DIRECTIVE
Give back the exact lines spanning from the line with "Generate a web" to the line with "0.0062, 0.00258, 0.00088];", with both of those lines included and no others.

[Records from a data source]
---
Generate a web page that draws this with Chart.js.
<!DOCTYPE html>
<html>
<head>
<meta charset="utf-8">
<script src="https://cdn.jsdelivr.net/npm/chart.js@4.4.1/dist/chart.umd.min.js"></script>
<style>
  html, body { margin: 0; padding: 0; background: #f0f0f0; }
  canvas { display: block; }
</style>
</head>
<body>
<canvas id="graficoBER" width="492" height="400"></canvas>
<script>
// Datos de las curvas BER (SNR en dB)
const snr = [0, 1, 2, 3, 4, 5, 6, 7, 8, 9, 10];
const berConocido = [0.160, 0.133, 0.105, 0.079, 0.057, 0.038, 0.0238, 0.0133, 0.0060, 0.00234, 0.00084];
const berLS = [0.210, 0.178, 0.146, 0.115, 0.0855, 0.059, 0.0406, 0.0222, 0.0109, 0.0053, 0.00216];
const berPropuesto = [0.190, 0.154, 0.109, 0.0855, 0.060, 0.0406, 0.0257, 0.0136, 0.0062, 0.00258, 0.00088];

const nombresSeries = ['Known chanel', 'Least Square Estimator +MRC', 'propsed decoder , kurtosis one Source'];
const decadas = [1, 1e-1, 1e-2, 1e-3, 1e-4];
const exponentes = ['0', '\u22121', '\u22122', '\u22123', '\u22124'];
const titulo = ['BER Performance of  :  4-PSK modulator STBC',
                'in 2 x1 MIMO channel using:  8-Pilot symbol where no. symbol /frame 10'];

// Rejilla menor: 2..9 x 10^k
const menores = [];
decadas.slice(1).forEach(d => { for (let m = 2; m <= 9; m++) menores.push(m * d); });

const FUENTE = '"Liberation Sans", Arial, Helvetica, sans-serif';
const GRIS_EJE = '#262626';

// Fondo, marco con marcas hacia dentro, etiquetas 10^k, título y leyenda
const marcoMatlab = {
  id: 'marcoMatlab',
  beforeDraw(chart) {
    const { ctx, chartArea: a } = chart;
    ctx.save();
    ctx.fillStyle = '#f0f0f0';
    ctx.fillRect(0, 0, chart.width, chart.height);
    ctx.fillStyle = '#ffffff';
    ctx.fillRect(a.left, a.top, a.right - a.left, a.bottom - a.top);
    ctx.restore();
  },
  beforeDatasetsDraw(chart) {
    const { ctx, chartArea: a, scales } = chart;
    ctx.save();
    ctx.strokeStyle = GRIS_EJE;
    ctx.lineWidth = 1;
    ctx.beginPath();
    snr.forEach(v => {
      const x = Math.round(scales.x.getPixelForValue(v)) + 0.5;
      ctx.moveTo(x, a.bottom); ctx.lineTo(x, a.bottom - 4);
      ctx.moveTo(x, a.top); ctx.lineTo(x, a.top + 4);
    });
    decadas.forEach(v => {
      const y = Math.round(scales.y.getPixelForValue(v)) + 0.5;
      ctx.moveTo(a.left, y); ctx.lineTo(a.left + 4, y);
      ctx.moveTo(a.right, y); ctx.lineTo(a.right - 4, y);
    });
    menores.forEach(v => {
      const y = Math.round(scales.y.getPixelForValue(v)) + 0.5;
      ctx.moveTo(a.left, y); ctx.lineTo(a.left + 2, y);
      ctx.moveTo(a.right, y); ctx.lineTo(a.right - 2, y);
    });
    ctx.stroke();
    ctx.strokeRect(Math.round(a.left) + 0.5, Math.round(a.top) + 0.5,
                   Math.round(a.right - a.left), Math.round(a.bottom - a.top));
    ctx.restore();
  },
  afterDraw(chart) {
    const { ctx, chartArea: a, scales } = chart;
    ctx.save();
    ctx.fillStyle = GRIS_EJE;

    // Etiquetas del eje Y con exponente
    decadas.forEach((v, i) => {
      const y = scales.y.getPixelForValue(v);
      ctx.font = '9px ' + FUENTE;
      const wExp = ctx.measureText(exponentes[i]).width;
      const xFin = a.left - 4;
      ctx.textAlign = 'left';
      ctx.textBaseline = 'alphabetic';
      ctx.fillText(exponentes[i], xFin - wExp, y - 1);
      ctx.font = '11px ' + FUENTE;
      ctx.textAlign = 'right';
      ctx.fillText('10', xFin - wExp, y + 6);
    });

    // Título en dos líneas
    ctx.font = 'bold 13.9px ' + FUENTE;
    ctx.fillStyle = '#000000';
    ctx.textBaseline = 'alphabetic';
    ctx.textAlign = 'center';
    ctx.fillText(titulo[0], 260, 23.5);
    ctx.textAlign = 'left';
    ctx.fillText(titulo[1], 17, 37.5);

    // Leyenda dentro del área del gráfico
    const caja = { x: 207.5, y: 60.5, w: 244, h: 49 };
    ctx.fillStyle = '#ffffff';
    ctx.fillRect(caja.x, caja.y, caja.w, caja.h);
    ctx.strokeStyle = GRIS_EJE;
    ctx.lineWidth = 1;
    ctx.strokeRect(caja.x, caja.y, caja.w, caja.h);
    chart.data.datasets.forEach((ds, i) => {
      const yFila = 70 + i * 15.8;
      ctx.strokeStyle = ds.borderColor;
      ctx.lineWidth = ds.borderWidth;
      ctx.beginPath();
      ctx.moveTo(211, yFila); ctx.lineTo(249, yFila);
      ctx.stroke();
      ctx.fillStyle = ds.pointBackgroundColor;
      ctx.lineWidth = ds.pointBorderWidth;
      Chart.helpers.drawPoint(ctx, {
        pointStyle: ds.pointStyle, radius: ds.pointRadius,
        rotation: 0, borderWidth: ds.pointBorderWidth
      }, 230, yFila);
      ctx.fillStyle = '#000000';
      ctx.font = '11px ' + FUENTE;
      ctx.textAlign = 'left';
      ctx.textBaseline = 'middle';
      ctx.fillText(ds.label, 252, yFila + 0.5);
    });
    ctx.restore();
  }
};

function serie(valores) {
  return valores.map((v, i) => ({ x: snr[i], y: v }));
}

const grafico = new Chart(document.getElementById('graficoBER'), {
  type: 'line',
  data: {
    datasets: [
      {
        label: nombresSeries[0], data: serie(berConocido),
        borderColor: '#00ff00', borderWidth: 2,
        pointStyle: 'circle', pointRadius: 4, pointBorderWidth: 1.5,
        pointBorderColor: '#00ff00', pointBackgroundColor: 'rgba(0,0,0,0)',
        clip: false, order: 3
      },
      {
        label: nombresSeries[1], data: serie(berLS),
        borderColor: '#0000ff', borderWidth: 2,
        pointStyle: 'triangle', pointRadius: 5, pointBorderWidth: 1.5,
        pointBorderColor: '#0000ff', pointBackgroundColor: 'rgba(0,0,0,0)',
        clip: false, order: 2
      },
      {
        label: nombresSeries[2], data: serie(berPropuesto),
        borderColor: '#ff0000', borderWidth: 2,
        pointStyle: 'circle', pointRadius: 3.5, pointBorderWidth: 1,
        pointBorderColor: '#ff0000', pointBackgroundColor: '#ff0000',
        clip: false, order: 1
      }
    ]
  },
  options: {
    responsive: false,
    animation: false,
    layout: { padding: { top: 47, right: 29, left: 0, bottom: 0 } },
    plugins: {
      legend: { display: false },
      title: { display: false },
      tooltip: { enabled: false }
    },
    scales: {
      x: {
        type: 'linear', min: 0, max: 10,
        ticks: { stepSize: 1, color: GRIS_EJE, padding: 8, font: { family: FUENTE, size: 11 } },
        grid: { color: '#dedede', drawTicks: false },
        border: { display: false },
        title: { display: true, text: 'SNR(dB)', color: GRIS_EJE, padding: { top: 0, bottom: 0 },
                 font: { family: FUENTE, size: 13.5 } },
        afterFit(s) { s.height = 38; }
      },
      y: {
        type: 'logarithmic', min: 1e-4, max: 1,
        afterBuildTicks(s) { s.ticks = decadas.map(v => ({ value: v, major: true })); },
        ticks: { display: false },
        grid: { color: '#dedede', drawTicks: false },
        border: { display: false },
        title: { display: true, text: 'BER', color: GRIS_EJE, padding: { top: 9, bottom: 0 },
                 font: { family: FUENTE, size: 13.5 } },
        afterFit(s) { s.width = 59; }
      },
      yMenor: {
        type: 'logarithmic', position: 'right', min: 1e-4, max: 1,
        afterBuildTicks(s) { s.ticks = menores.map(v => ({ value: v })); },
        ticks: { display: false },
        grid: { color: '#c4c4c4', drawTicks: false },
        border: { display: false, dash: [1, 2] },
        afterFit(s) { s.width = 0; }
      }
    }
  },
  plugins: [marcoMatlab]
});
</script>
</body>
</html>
---
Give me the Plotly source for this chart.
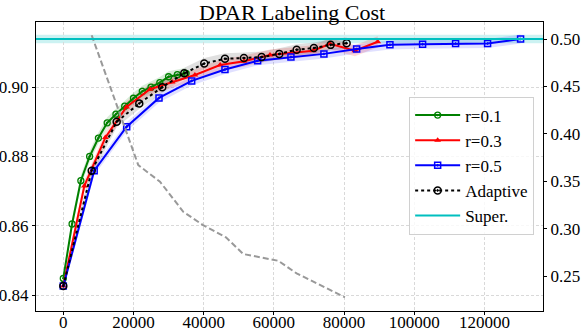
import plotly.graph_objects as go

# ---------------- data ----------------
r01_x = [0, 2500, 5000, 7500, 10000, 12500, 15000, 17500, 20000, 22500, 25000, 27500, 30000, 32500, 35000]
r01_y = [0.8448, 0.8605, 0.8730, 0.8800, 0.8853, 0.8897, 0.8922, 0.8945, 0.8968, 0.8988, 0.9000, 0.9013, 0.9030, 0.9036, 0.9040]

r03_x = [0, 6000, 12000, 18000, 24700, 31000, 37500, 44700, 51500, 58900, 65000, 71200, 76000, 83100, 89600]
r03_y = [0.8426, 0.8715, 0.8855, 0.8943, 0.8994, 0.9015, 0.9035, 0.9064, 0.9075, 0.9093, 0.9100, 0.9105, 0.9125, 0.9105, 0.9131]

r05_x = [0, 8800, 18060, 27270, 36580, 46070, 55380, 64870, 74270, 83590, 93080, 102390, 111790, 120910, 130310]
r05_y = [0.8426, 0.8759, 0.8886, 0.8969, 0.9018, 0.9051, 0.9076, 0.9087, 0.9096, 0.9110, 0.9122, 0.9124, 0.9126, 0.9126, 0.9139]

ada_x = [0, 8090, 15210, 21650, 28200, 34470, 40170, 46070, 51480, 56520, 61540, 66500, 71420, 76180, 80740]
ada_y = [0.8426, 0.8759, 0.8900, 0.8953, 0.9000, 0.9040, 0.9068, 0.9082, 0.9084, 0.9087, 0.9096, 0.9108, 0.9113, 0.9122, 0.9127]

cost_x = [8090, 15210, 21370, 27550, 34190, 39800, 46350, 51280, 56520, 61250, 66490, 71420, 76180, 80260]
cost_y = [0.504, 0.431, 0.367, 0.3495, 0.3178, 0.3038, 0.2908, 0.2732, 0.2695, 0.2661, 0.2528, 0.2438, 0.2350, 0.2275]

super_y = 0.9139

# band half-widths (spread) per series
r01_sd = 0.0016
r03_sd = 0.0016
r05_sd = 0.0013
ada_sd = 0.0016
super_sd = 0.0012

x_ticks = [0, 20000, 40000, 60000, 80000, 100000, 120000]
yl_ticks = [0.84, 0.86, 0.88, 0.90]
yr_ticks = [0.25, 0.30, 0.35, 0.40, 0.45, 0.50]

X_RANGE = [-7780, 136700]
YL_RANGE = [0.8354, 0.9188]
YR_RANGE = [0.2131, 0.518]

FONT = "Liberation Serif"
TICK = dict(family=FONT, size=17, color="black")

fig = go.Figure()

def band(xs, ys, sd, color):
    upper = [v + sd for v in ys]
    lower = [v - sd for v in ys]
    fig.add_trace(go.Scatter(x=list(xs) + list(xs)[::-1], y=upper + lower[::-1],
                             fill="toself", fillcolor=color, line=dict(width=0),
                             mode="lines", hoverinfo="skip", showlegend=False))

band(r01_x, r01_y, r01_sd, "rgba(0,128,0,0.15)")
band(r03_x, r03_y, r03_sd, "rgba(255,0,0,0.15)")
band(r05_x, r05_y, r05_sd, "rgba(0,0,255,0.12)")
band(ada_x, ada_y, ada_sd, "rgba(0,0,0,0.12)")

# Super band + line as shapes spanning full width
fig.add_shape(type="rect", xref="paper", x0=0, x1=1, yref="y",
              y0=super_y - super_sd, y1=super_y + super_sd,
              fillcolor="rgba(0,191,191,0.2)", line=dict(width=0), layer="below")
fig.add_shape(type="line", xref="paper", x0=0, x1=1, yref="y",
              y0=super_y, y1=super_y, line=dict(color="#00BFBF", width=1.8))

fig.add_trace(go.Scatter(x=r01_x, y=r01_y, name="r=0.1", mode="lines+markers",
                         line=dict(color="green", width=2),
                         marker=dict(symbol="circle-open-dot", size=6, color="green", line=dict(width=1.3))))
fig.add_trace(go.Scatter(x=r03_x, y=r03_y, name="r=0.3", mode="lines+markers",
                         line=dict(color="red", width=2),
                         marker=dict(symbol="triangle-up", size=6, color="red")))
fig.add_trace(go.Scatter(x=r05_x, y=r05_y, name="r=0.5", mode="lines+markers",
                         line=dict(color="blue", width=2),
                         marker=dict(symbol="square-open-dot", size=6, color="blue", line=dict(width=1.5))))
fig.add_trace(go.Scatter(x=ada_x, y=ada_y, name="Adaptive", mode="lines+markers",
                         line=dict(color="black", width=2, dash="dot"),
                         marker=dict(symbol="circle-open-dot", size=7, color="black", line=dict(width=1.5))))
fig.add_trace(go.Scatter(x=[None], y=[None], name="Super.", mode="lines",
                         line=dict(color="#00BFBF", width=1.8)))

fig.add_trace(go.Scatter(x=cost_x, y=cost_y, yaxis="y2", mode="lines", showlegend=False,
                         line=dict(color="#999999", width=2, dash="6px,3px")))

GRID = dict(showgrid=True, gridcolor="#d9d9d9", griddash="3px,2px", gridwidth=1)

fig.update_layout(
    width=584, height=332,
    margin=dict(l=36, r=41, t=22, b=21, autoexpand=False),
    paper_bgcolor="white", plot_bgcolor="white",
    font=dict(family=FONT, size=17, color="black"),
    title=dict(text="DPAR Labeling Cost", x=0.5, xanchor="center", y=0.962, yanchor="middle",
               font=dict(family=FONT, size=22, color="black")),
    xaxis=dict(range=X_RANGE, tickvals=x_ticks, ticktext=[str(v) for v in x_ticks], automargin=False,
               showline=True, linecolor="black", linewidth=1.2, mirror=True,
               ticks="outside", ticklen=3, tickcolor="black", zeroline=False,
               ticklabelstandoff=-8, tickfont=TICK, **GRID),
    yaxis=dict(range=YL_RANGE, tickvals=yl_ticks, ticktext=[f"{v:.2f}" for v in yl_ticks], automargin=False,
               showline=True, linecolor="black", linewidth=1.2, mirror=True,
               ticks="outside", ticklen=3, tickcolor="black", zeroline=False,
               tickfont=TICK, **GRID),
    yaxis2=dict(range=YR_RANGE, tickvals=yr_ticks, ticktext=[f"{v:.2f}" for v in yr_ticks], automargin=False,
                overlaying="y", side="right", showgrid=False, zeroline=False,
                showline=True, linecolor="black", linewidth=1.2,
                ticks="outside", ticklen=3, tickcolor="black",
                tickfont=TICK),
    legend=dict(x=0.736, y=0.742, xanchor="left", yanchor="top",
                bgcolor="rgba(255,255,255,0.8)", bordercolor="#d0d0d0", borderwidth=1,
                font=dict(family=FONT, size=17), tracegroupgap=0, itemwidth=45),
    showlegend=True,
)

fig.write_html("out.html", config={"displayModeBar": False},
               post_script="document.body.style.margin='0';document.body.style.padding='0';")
---
EXERCISE ANSWER
Generate a web page that draws this with Chart.js.
<!DOCTYPE html>
<html>
<head>
<meta charset="utf-8">
<script src="https://cdn.jsdelivr.net/npm/chart.js@4.4.1/dist/chart.umd.min.js"></script>
<style>
  html, body { margin: 0; padding: 0; background: #f0f0f0; }
  canvas { display: block; }
</style>
</head>
<body>
<canvas id="graficoBER" width="492" height="400"></canvas>
<script>
// Datos de las curvas BER (SNR en dB)
const snr = [0, 1, 2, 3, 4, 5, 6, 7, 8, 9, 10];
const berConocido = [0.160, 0.133, 0.105, 0.079, 0.057, 0.038, 0.0238, 0.0133, 0.0060, 0.00234, 0.00084];
const berLS = [0.210, 0.178, 0.146, 0.115, 0.0855, 0.059, 0.0406, 0.0222, 0.0109, 0.0053, 0.00216];
const berPropuesto = [0.190, 0.154, 0.109, 0.0855, 0.060, 0.0406, 0.0257, 0.0136, 0.0062, 0.00258, 0.00088];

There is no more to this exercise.